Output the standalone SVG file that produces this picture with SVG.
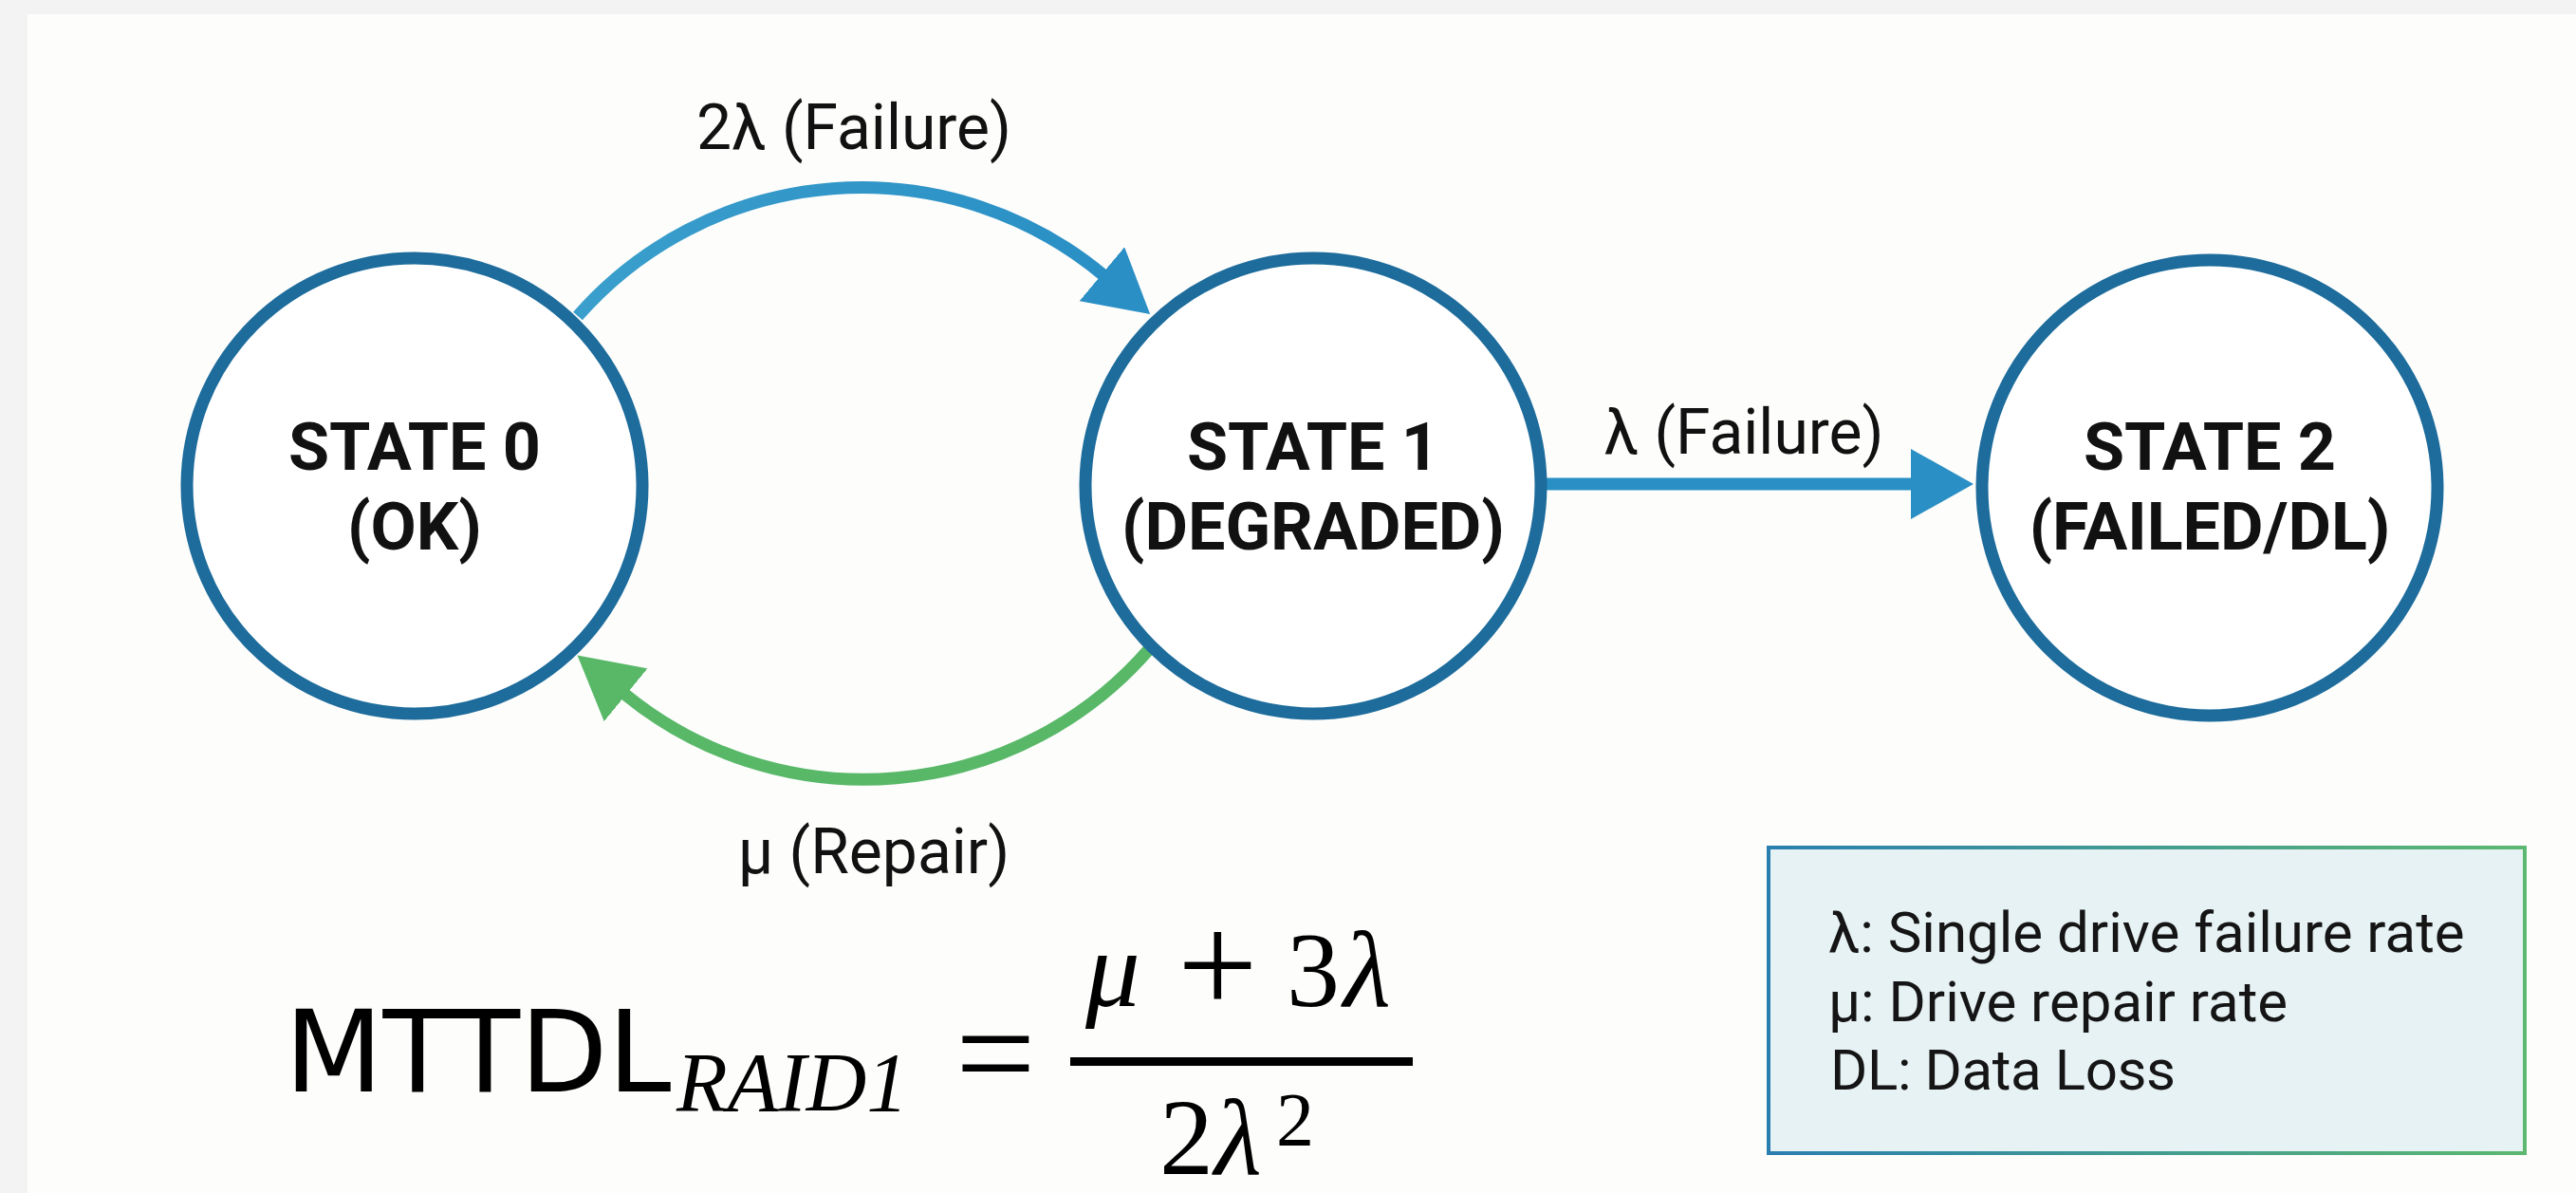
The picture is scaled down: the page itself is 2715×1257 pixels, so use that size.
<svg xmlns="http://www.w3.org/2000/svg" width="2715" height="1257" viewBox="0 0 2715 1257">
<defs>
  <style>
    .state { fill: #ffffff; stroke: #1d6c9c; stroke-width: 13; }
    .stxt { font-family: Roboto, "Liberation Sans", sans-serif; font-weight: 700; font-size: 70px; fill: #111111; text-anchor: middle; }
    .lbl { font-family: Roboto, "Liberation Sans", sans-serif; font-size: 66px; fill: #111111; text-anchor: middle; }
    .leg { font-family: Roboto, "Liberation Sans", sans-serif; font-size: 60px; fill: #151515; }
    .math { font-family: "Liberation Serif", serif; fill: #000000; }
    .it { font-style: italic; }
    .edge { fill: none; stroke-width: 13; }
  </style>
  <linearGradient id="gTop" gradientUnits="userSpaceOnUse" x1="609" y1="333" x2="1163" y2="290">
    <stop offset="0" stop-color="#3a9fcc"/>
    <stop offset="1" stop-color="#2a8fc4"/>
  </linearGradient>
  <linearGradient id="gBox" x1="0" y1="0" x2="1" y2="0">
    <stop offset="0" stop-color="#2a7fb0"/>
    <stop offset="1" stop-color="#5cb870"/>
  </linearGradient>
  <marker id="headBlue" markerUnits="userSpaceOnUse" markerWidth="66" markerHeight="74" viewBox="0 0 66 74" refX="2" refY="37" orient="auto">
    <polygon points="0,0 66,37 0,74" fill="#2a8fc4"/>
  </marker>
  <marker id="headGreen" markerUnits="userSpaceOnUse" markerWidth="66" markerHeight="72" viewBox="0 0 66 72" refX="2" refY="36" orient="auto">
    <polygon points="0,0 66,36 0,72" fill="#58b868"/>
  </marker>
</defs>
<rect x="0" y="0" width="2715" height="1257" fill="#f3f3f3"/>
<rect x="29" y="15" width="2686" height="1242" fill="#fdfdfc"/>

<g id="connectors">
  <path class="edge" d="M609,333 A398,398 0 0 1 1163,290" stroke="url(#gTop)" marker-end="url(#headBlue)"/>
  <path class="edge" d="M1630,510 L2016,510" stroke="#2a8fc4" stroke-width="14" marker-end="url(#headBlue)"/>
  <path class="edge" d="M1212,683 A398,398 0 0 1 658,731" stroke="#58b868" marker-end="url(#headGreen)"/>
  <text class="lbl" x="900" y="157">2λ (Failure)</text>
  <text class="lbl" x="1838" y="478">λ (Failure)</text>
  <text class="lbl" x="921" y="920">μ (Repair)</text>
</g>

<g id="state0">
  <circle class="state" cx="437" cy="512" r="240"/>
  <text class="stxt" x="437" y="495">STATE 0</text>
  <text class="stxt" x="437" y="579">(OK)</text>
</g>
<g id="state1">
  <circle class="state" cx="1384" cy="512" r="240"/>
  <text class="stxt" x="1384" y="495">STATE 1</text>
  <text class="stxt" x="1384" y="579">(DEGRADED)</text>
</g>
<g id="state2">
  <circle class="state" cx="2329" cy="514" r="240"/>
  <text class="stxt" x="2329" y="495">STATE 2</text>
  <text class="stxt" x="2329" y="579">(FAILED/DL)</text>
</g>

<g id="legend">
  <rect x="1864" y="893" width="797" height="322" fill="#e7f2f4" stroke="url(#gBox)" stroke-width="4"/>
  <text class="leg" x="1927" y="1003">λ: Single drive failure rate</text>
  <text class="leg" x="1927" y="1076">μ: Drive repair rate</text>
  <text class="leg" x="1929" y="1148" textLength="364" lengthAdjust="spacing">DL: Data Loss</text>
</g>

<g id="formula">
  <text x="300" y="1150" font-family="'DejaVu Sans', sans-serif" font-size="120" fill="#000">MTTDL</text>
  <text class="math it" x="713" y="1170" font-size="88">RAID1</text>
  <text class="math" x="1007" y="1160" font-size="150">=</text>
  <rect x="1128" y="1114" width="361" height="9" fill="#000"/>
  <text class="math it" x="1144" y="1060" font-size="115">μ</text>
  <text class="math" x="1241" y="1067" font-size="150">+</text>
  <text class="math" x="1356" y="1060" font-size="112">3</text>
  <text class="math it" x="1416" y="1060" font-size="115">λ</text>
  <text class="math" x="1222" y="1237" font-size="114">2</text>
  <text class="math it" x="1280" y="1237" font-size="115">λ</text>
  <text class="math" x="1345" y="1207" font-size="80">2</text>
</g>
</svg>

...

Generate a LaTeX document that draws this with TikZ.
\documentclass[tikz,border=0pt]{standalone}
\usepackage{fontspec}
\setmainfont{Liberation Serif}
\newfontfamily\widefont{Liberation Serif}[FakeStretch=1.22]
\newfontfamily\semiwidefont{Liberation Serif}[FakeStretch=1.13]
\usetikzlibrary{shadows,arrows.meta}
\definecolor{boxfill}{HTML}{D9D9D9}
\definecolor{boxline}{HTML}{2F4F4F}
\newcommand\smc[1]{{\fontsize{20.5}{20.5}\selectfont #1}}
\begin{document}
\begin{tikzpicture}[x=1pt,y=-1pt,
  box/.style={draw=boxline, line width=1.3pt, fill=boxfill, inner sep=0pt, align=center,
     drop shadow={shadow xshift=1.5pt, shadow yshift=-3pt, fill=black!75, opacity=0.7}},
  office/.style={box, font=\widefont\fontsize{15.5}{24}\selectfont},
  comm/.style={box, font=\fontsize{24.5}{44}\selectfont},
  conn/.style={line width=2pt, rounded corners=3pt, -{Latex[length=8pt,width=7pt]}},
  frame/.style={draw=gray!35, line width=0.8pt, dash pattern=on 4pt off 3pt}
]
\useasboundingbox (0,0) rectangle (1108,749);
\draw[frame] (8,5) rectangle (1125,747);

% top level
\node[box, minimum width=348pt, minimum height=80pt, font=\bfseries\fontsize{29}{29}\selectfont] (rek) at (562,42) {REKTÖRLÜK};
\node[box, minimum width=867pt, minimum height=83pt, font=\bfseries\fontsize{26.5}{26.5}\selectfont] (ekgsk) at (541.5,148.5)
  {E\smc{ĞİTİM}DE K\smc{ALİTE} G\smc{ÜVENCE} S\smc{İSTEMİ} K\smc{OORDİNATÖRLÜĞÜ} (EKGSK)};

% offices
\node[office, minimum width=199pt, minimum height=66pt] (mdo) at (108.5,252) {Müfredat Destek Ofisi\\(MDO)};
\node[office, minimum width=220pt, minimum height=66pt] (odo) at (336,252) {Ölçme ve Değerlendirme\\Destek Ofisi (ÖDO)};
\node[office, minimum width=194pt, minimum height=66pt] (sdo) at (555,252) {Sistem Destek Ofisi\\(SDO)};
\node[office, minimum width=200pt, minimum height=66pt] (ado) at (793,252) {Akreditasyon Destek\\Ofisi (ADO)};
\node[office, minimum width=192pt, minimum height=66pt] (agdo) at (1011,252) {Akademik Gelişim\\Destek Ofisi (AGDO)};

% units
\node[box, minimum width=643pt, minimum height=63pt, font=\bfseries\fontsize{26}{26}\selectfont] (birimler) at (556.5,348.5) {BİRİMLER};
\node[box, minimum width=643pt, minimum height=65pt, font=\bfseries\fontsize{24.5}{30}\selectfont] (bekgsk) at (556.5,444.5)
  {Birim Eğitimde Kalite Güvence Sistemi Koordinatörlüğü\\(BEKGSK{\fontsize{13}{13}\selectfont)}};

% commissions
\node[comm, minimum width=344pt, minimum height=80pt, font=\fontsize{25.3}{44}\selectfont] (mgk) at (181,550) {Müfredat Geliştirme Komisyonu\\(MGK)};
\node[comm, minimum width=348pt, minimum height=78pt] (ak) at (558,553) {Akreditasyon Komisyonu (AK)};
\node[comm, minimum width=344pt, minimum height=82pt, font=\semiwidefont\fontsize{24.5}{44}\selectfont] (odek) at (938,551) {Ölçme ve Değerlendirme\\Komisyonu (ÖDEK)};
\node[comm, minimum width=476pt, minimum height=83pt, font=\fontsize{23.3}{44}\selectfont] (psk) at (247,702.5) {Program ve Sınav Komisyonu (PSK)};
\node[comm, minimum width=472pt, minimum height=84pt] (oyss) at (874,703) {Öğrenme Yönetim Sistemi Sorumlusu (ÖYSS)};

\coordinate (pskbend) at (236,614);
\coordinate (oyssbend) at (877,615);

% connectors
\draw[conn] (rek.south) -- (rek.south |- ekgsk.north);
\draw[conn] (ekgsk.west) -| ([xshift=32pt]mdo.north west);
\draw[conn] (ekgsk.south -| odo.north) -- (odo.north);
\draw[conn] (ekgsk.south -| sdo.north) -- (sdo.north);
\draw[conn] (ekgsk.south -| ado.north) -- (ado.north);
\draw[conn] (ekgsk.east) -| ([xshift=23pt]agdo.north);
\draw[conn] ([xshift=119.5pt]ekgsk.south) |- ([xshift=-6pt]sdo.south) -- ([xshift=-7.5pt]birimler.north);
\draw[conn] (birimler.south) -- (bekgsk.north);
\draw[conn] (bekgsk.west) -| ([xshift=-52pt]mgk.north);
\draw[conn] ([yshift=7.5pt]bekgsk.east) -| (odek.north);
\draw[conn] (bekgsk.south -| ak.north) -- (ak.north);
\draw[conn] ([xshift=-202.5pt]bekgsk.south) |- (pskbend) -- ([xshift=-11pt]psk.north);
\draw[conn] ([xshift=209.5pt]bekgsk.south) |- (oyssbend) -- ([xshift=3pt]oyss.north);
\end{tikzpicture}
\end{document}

▸ Instructions to follow: Using the entries above, repeat only the lines from the one containing "Generate a LaTeX" through the one containing "minimum width=192pt, minimum", end lines included.

▸ Solution:
Generate a LaTeX document that draws this with TikZ.
\documentclass[tikz,border=0pt]{standalone}
\usepackage{fontspec}
\setmainfont{Liberation Serif}
\newfontfamily\widefont{Liberation Serif}[FakeStretch=1.22]
\newfontfamily\semiwidefont{Liberation Serif}[FakeStretch=1.13]
\usetikzlibrary{shadows,arrows.meta}
\definecolor{boxfill}{HTML}{D9D9D9}
\definecolor{boxline}{HTML}{2F4F4F}
\newcommand\smc[1]{{\fontsize{20.5}{20.5}\selectfont #1}}
\begin{document}
\begin{tikzpicture}[x=1pt,y=-1pt,
  box/.style={draw=boxline, line width=1.3pt, fill=boxfill, inner sep=0pt, align=center,
     drop shadow={shadow xshift=1.5pt, shadow yshift=-3pt, fill=black!75, opacity=0.7}},
  office/.style={box, font=\widefont\fontsize{15.5}{24}\selectfont},
  comm/.style={box, font=\fontsize{24.5}{44}\selectfont},
  conn/.style={line width=2pt, rounded corners=3pt, -{Latex[length=8pt,width=7pt]}},
  frame/.style={draw=gray!35, line width=0.8pt, dash pattern=on 4pt off 3pt}
]
\useasboundingbox (0,0) rectangle (1108,749);
\draw[frame] (8,5) rectangle (1125,747);

% top level
\node[box, minimum width=348pt, minimum height=80pt, font=\bfseries\fontsize{29}{29}\selectfont] (rek) at (562,42) {REKTÖRLÜK};
\node[box, minimum width=867pt, minimum height=83pt, font=\bfseries\fontsize{26.5}{26.5}\selectfont] (ekgsk) at (541.5,148.5)
  {E\smc{ĞİTİM}DE K\smc{ALİTE} G\smc{ÜVENCE} S\smc{İSTEMİ} K\smc{OORDİNATÖRLÜĞÜ} (EKGSK)};

% offices
\node[office, minimum width=199pt, minimum height=66pt] (mdo) at (108.5,252) {Müfredat Destek Ofisi\\(MDO)};
\node[office, minimum width=220pt, minimum height=66pt] (odo) at (336,252) {Ölçme ve Değerlendirme\\Destek Ofisi (ÖDO)};
\node[office, minimum width=194pt, minimum height=66pt] (sdo) at (555,252) {Sistem Destek Ofisi\\(SDO)};
\node[office, minimum width=200pt, minimum height=66pt] (ado) at (793,252) {Akreditasyon Destek\\Ofisi (ADO)};
\node[office, minimum width=192pt, minimum height=66pt] (agdo) at (1011,252) {Akademik Gelişim\\Destek Ofisi (AGDO)};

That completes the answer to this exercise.